Here we’ve got a pair of examinations looking at mid-90s RPGs–one an adaptation, one on an unlikely platform. Neither is perfect in the estimation of the writers (one especially), but both crackle with worldbuilding potential.

“It’s not a poor experience because it’s too easy, or too hard, simple, complex, or time-consuming – it’s a poor experience because it makes too many bad choices too often. Worst of all is knowing Samurai Spirits definitely has a strong enough cast of characters and exactly the right sort of setting to pull off a fantastic RPG – but this isn’t it.”

To Hit The Man

The Hitman games of late have been on a trajectory, with an emphasis among assassination targets on the wealthiest and most powerful. What exactly, then, does the third game have to say, if anything, about the playgrounds of capitalism which Agent 47 stalks? Mixed messages, it turns out, as this week’s highlights reveal.

“the hitman reimagines freedom and autonomy as perks of the job. It transforms the political hope of transforming or getting rid of capitalism into career satisfaction. And it does so during a historical moment when it’s become extremely difficult, if not impossible, to secure long-term employment and a living wage.”

Structural Reforms

In our next section, two writers invite us, through their respective object texts, to rethink and interrogate how genre and structure intersect with our own subjectivities and identities, leading to a multiplicity of possible play experiences.

“The genre of rogue always has mathematical violence which we take for granted as players.
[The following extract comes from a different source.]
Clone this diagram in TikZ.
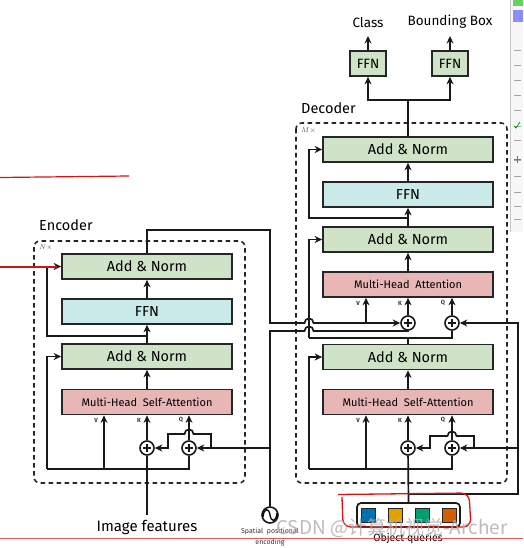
\documentclass[tikz,border=0pt]{standalone}
\usepackage{fontspec}
\setmainfont{Fira Sans}
\newfontfamily\cjk{Noto Sans CJK SC}
\usetikzlibrary{arrows.meta,calc}
\definecolor{ancol}{RGB}{207,227,200}
\definecolor{ffncol}{RGB}{202,233,233}
\definecolor{attcol}{RGB}{233,182,182}
\definecolor{qa}{RGB}{0,114,178}
\definecolor{qb}{RGB}{230,159,0}
\definecolor{qc}{RGB}{0,158,115}
\definecolor{qd}{RGB}{213,94,0}
\definecolor{annot}{RGB}{210,20,20}
\tikzset{
  blk/.style={draw=black!85, line width=1.7pt, minimum width=170pt, minimum height=25pt, inner sep=0pt, font=\fontsize{14.5}{16}\selectfont},
  an/.style={blk, fill=ancol},
  ffnbox/.style={blk, fill=ffncol},
  att/.style={blk, fill=attcol, font=\fontsize{11}{12}\selectfont},
  smallffn/.style={blk, fill=ancol, minimum width=36pt, font=\fontsize{13.5}{15}\selectfont},
  plus/.style={circle, draw=black!90, line width=1.6pt, minimum size=14pt, inner sep=0pt, fill=white,
    path picture={\draw[line width=1.1pt] ([xshift=-3.8pt]path picture bounding box.center) -- ([xshift=3.8pt]path picture bounding box.center);
                  \draw[line width=1.1pt] ([yshift=-3.8pt]path picture bounding box.center) -- ([yshift=3.8pt]path picture bounding box.center);}},
  wire/.style={line width=1.7pt, draw=black!90},
  arr/.style={wire, -{Stealth[length=7.5pt,width=7pt]}},
  dbox/.style={line width=1.6pt, dash pattern=on 4.5pt off 3.5pt, rounded corners=6pt, draw=black!85},
  lbl/.style={font=\fontsize{14.5}{16}\selectfont, inner sep=0pt},
  vkq/.style={font=\fontsize{6}{7}\selectfont\bfseries, inner sep=0pt, text=black!80},
  times/.style={font=\fontsize{7}{8}\selectfont, inner sep=0pt, text=black!70},
  sq/.style={draw=black!85, line width=0.9pt, minimum size=14pt, inner sep=0pt},
}
\begin{document}
\begin{tikzpicture}[x=1pt,y=-1pt]
\useasboundingbox[fill=white] (0,0) rectangle (523,548);

% toolbar at the right edge
\fill[gray!6] (510,0) rectangle (523,232);
\draw[gray!45, line width=0.6pt] (510,0) -- (510,232);
\fill[green!70!black!60] (513,0) rectangle (523,6);
\fill[blue!45] (513,10) rectangle (523,22);
\foreach \yy in {50,65,80,95,110,126,140,160,176,192,206,219}
  \draw[gray!70, line width=0.7pt] (514,\yy) -- (521,\yy);
\draw[green!60!black, line width=0.8pt] (514,126) -- (516,128) -- (520,122);
\draw[blue!60, line width=1pt] (514,160) -- (521,160) (517.5,156.5) -- (517.5,163.5);

% dashed frames
\draw[dbox] (34,241) rectangle (245,483);
\draw[dbox] (296,123) rectangle (507,483);
\node[lbl, anchor=west] (enc) at (39,225) {Encoder};
\node[lbl, anchor=west] (dec) at (301,108) {Decoder};
\node[times, anchor=west] (nx) at (39,248) {$N\times$};
\node[times, anchor=west] (mx) at (301,131) {$M\times$};

% ---------------- Encoder ----------------
\node[an] (eAN1) at (147,266.5) {Add \& Norm};
\node[ffnbox] (eFFN) at (147,311.5) {FFN};
\node[an] (eAN2) at (147,356.5) {Add \& Norm};
\node[att] (eMHSA) at (147,402) {Multi-Head\ \ Self-Attention};
\node[plus] (eK) at (147,448) {};
\node[plus] (eQ) at (189,448) {};
\node[vkq] (eVl) at (96,420) {V};
\node[vkq] (eKl) at (139,420) {K};
\node[vkq] (eQl) at (181,420) {Q};
\node[circle, draw=black!90, line width=1.6pt, minimum size=16pt, inner sep=0pt] (spe) at (270,515) {};
\draw[line width=1.3pt] (263,517) .. controls (264,507) and (269,508) .. (270,515) .. controls (271,522) and (276,523) .. (277,513);
\node[lbl, font=\fontsize{15}{16}\selectfont] (imgf) at (147,527) {Image features};
\node[font=\fontsize{7}{8}\selectfont, inner sep=0pt, text=black!80] (spl1) at (270,532) {Spatial\ \ positional};
\node[font=\fontsize{7}{8}\selectfont, inner sep=0pt, text=black!80] (spl2) at (270,543) {encoding};

\coordinate (img) at (147,515);
\coordinate (eB) at (47,469);
\coordinate (eV) at (104,469);
\coordinate (eBr) at (189,469);
\draw[wire] (img) -- (eK);
\draw[wire] (eB) -- (eBr) -- (eQ);
\draw[arr] (eB) |- (eAN2.west);
\draw[arr] (eV) -- (eV |- eMHSA.south);
\draw[arr] (eK.north) -- (eK.north |- eMHSA.south);
\draw[arr] (eQ.north) -- (eQ.north |- eMHSA.south);
\draw[arr] (211,448) -- (211,434) -- (193.5,434) .. controls (193.5,428) and (184.5,428) .. (184.5,434) -- (168,434) -- (168,448) -- (eK.east);
\draw[arr] (270,448) -- (eQ.east);
\draw[arr] (eMHSA) -- (eAN2);
\draw[arr] (eAN2) -- (eFFN);
\draw[arr] (147,336) -- (47,336) |- (eAN1.west);
\draw[arr] (eFFN) -- (eAN1);

% ---------------- Decoder ----------------
\node[an] (dAN3) at (408,149.5) {Add \& Norm};
\node[ffnbox] (dFFN) at (408,194.5) {FFN};
\node[an] (dAN2) at (408,239.5) {Add \& Norm};
\node[att] (dMHA) at (408,284.5) {Multi-Head\ \ Attention};
\node[plus] (dK1) at (408,323) {};
\node[plus] (dQ1) at (452,323) {};
\node[an] (dAN1) at (408,357) {Add \& Norm};
\node[att] (dMHSA) at (408,402) {Multi-Head\ \ Self-Attention};
\node[plus] (dK0) at (408,448) {};
\node[plus] (dQ0) at (452,448) {};
\node[vkq] (dVl1) at (358,303) {V};
\node[vkq] (dKl1) at (400,303) {K};
\node[vkq] (dQl1) at (443,303) {Q};
\node[vkq] (dVl0) at (358,420) {V};
\node[vkq] (dKl0) at (400,420) {K};
\node[vkq] (dQl0) at (443,420) {Q};

\node[smallffn] (cF) at (368,63.5) {FFN};
\node[smallffn] (bF) at (450,63.5) {FFN};
\node[font=\fontsize{13.5}{15}\selectfont, inner sep=0pt] (cls) at (368,23) {Class};
\node[font=\fontsize{13.5}{15}\selectfont, inner sep=0pt] (bbox) at (450,22) {Bounding Box};

\node[draw=black!90, line width=1.7pt, rounded corners=4pt, minimum width=103pt, minimum height=24pt, inner sep=0pt] (oq) at (408.5,515) {};
\node[sq, fill=qa] (q1) at (368,515) {};
\node[sq, fill=qb] (q2) at (395,515) {};
\node[sq, fill=qc] (q3) at (422,515) {};
\node[sq, fill=qd] (q4) at (449,515) {};
\node[font=\fontsize{10.5}{12}\selectfont, inner sep=0pt] (oql) at (408,539) {Object queries};

% memory and positional lines from encoder side
\coordinate (dV1) at (366,323);
\coordinate (dV0) at (366,469);
\draw[arr] (eAN1.north) -- (147,230) -- (270,230) -- (270,323) -- (304.5,323) .. controls (304.5,317) and (313.5,317) .. (313.5,323) -- (dK1.west);
\draw[arr] (dV1) -- (dV1 |- dMHA.south);
\draw[wire] (spe.north) -- (270,331) -- (304.5,331) .. controls (304.5,325) and (313.5,325) .. (313.5,331) -| (dK1.south);

\coordinate (dJ) at (408,494);
\coordinate (dR) at (518,494);
\draw[wire] (oq.north) -- (dK0);
\draw[arr] (dJ) -- (dR) -- (518,323) -- (dQ1.east);
\draw[arr] (518,448) -- (dQ0.east);
\draw[arr] (474,448) -- (474,436) -- (456.5,436) .. controls (456.5,430) and (447.5,430) .. (447.5,436) -- (430,436) -- (430,448) -- (dK0.east);
\draw[arr] (dQ0.north) -- (dQ0.north |- dMHSA.south);
\draw[arr] (dK0.north) -- (dK0.north |- dMHSA.south);
\draw[wire] (309,469) -- (452,469) -- (dQ0.south);
\draw[arr] (dV0) -- (dV0 |- dMHSA.south);
\draw[arr] (309,469) |- (dAN1.west);
\draw[arr] (dMHSA) -- (dAN1);
\draw[wire] (dAN1.north) -- (408,338);
\draw[wire] (309,338) -- (452,338) -- (dQ1.south);
\draw[arr] (309,338) |- (dAN2.west);
\draw[arr] (dK1.north) -- (dK1.north |- dMHA.south);
\draw[arr] (dQ1.north) -- (dQ1.north |- dMHA.south);
\draw[arr] (dMHA) -- (dAN2);
\draw[arr] (dAN2) -- (dFFN);
\draw[arr] (408,218) -- (309,218) |- (dAN3.west);
\draw[arr] (dFFN) -- (dAN3);
\draw[wire] (dAN3.north) -- (408,100);
\draw[arr] (408,100) -| (cF.south);
\draw[arr] (408,100) -| (bF.south);
\draw[arr] (cF.north) -- (368,36);
\draw[arr] (bF.north) -- (450,36);

% red annotations
\draw[annot, line width=1.2pt] (0,177.5) -- (129,176);
\draw[annot, line width=1.2pt] (0,267) -- (57,267);
\draw[annot, line width=1.3pt, rounded corners=8pt] (338,494.5) -- (469,493) -- (471,527) -- (343,527) -- (342,497);
\draw[annot!70, line width=0.6pt] (0,538) -- (523,538);

% watermark
\node[font=\cjk\fontsize{19}{20}\selectfont, text=gray!65, opacity=0.8, inner sep=0pt] (wm) at (392,528) {CSDN @计算机视觉-Archer};
\end{tikzpicture}
\end{document}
We have accepted the automated pleasure of raging against the machine.”

More than a Creed

Two authors interrogate how lived queer reality intersects with player positionality, authorial intent, and the albatross of choice in games.

“Queer liberation cannot be made by recreating puritanical, punishing moral logic with a rainbow flag. The way out then, is to imagine oneself as one is.”

Tropes and Nopes

Archetypes and stereotypes feature in our next section, as two authors look at representational tropes–one kinda cool, one very not cool–and situate them in a wider framework of how we perceive and associate bodies and practices.

“Even when he gets physical—and he does get physical a lot, crashing undead minions into walls and shoving enormous boulders out of his way—there is no meanness to it, no violence. Although the entire game crackles with not-so-subtle erotic charge, Helltaker’s sexual prowess is never really put under any sort of spotlight. Significantly, the story does not end in a bedroom, but in a kitchen, from which he emerges to serve his new household a huge stack of chocolate pancakes.”

Hack the Planet

Four pieces this week intersect with cyberpunk along different axes, looking at 2077, other games, and the genre itself.

“The visuals help create the tense, nightmarish atmosphere – where incredible technology is fused in all its eldritch horror glory with decay and rot. You always feel dirty wandering the halls – not merely because it is scummy but because it feels “wrong”. That seems to me intentional, since the now boring discussion of “how far will we go before we lose our humanity” is central to cyberpunk aesthetics – but the game does not make loud noises about it. Instead, it’s merely an undercurrent rather than a flood – coming out in conversations, how Daniel is himself the outcome of that fusion, how the plague only exists because of crossing that line, that corporations have the power they do because everyone bought in to chipping away at their humanity to fill it with chrome.”

Personal Play

Gathered here are four different perspectives reflecting on personal practices of play–what the authors engage with, who they play with, what they take from those games, and when they choose to put them down.

“For a short time, I’m no longer in a capitalist, racist, ableist society that demands me to perform to impossible standards for the sake of other people’s wealth. For a short time, I am in a utopia of my own construction, where my needs are respected and met, where I can thrive and adventure, and where I’m no longer alone.”

Critical Chaser

Two poems this week!

“I am 15 days old. I am hungry and upset. I have been an adult for four days. Someone has removed the steps to my pool.”